BEGIN Dataset excerpt
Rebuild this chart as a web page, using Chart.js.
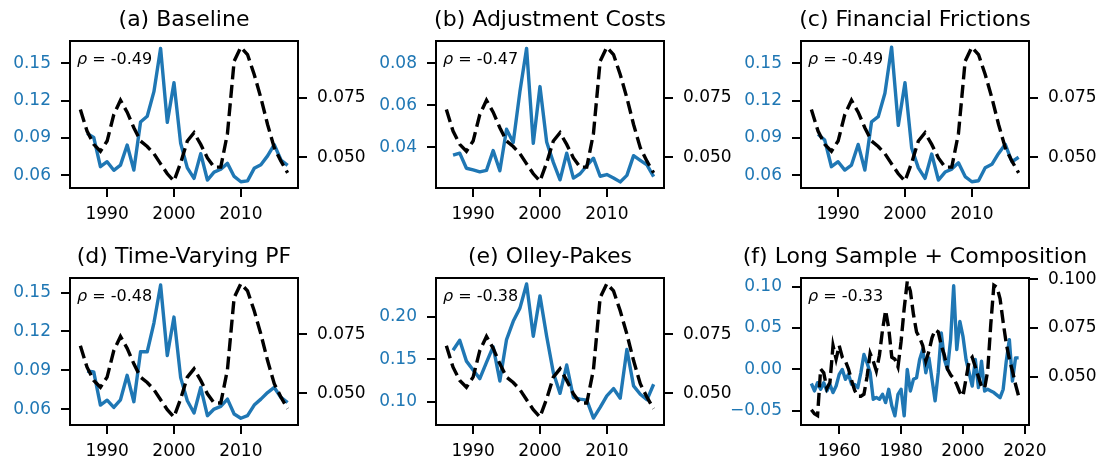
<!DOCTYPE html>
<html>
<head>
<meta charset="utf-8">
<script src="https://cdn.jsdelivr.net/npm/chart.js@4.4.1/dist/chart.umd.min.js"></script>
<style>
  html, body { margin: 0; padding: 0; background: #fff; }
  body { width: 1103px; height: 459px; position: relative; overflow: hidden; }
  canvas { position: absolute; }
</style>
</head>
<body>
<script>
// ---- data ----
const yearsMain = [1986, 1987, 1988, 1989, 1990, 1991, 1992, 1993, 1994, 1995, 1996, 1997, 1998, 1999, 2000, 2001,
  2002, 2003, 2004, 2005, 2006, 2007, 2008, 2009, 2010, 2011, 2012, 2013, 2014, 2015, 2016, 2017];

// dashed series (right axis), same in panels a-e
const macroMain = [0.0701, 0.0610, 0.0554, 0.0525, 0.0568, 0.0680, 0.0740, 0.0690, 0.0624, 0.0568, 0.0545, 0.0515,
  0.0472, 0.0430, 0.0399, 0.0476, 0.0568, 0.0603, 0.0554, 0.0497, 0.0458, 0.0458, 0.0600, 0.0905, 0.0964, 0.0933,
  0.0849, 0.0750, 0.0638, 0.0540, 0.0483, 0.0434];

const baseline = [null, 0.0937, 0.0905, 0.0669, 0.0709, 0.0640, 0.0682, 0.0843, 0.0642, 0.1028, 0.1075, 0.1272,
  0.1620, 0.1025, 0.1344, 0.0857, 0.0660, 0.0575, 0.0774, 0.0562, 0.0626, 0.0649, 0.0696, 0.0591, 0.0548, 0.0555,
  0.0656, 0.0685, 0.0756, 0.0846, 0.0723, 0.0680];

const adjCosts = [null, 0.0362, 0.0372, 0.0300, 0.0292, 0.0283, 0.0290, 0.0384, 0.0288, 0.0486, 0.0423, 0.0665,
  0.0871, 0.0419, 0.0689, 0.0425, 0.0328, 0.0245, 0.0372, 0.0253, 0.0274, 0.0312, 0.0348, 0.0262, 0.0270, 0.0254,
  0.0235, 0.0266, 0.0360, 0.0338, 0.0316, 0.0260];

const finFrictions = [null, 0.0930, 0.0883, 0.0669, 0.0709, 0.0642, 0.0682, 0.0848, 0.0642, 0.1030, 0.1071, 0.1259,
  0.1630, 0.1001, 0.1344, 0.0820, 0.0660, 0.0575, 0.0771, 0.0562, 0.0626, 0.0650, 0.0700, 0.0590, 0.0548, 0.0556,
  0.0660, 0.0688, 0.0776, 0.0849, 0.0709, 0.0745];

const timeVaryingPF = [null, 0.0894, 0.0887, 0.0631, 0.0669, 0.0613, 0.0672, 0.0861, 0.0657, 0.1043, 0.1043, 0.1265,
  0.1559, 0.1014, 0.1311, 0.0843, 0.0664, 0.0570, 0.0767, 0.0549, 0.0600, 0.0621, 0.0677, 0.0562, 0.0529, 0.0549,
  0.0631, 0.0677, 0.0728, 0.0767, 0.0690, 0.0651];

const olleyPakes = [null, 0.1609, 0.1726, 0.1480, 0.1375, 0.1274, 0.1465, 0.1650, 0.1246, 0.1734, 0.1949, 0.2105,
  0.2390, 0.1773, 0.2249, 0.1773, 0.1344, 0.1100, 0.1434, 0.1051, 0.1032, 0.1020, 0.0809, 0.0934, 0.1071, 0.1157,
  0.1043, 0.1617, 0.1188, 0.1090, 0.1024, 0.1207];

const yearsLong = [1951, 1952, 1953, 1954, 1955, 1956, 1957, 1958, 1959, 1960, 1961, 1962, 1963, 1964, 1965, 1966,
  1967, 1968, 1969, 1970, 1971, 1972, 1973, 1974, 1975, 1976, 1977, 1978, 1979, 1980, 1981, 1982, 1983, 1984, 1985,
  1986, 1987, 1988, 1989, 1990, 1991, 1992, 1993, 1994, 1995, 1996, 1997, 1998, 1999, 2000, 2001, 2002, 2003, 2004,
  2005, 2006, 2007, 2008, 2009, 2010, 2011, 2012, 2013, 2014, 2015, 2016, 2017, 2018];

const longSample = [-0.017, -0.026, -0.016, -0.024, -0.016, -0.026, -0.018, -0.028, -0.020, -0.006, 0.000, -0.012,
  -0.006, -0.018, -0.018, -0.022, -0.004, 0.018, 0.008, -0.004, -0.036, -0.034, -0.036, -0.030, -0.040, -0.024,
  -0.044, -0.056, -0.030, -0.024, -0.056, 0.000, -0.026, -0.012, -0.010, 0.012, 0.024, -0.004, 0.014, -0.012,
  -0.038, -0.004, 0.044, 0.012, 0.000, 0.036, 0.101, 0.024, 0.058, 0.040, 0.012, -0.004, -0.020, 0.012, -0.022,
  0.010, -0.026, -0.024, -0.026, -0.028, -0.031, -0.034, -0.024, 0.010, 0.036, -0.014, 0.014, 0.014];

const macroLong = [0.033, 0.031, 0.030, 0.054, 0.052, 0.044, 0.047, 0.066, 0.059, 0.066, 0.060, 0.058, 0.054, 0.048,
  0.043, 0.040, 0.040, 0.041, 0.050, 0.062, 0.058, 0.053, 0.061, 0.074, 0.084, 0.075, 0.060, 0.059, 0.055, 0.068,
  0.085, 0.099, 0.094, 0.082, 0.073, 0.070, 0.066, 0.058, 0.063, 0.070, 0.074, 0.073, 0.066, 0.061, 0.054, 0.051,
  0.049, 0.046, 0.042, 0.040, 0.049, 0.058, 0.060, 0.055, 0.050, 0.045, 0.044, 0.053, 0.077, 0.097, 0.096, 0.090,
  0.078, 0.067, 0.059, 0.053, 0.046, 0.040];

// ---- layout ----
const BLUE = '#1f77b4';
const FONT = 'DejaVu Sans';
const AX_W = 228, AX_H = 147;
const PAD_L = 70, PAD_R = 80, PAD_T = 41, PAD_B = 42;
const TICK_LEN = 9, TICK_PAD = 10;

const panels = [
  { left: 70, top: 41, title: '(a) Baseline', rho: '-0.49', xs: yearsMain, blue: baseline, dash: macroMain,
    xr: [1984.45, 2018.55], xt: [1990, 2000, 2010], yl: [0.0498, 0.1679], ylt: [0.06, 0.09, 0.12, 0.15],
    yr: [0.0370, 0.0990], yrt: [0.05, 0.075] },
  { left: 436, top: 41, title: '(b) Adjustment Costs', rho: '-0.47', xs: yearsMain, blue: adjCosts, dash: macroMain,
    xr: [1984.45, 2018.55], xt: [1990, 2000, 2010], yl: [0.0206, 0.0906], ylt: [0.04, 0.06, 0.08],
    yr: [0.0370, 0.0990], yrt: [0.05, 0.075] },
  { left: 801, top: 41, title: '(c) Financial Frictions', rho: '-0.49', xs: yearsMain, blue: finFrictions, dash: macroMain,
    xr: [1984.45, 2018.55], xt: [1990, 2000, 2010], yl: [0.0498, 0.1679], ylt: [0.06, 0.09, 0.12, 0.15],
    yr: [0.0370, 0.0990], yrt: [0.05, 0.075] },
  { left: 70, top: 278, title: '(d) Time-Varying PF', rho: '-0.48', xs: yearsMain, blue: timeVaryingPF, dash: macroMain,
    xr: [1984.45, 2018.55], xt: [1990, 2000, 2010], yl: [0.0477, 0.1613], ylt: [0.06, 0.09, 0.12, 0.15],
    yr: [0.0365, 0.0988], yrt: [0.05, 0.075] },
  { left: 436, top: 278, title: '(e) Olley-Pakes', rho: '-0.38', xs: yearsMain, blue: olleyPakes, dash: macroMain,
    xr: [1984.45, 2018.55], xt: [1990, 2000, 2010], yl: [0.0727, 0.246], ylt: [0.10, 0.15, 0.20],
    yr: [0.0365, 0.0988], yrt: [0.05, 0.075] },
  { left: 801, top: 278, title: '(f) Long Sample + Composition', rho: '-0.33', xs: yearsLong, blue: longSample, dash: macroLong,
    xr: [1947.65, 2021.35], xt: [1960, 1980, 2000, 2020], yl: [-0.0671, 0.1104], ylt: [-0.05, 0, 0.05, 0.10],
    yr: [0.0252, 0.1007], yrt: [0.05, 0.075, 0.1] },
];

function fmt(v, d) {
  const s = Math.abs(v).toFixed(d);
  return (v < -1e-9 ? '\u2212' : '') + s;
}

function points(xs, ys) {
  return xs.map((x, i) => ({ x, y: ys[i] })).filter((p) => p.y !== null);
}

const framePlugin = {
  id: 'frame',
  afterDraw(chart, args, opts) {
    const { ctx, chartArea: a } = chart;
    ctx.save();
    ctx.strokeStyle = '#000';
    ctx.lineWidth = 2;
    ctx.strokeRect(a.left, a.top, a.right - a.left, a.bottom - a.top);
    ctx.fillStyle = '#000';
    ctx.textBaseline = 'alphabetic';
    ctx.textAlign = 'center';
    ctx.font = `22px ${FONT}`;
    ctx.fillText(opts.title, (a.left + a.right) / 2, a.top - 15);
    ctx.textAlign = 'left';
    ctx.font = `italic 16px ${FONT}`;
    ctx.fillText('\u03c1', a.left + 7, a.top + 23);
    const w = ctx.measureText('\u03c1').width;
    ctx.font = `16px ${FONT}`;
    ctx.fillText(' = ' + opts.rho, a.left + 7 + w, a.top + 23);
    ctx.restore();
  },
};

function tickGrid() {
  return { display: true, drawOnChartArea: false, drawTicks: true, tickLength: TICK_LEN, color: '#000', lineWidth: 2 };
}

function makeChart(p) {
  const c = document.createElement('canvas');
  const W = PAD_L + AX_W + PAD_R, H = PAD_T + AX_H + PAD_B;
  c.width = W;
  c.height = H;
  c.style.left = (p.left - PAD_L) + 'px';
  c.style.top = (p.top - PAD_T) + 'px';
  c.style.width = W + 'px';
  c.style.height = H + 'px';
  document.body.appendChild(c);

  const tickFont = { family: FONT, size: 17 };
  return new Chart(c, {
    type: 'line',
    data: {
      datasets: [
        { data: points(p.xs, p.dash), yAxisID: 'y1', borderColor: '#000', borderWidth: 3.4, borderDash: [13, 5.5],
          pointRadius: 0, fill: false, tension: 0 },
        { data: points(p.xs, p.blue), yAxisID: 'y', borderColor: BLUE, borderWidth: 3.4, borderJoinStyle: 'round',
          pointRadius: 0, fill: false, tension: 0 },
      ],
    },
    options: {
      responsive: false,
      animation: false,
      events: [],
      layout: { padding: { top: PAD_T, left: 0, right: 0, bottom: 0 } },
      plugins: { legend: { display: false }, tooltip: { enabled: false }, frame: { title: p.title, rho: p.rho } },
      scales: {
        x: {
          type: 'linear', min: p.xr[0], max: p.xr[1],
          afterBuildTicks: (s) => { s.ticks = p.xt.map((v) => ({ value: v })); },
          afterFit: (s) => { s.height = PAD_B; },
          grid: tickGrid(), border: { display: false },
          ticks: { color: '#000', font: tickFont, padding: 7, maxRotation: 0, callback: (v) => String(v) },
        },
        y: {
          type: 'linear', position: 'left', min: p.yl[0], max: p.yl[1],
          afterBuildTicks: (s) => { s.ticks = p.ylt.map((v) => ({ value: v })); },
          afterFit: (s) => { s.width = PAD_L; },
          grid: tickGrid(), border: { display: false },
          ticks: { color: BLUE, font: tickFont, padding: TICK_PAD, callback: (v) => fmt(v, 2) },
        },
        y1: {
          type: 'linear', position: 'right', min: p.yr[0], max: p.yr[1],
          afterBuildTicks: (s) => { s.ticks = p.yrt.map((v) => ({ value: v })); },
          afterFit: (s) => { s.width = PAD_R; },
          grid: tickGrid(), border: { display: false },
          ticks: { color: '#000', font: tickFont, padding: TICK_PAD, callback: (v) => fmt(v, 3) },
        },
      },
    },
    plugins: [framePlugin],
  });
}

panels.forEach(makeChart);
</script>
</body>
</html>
END Dataset excerpt
— Exercise instructions —
Look at the listing and set down only the lines from its start through the line with "2015, 2016, 2017];", word for word and without pictures.

— Task output —
Rebuild this chart as a web page, using Chart.js.
<!DOCTYPE html>
<html>
<head>
<meta charset="utf-8">
<script src="https://cdn.jsdelivr.net/npm/chart.js@4.4.1/dist/chart.umd.min.js"></script>
<style>
  html, body { margin: 0; padding: 0; background: #fff; }
  body { width: 1103px; height: 459px; position: relative; overflow: hidden; }
  canvas { position: absolute; }
</style>
</head>
<body>
<script>
// ---- data ----
const yearsMain = [1986, 1987, 1988, 1989, 1990, 1991, 1992, 1993, 1994, 1995, 1996, 1997, 1998, 1999, 2000, 2001,
  2002, 2003, 2004, 2005, 2006, 2007, 2008, 2009, 2010, 2011, 2012, 2013, 2014, 2015, 2016, 2017];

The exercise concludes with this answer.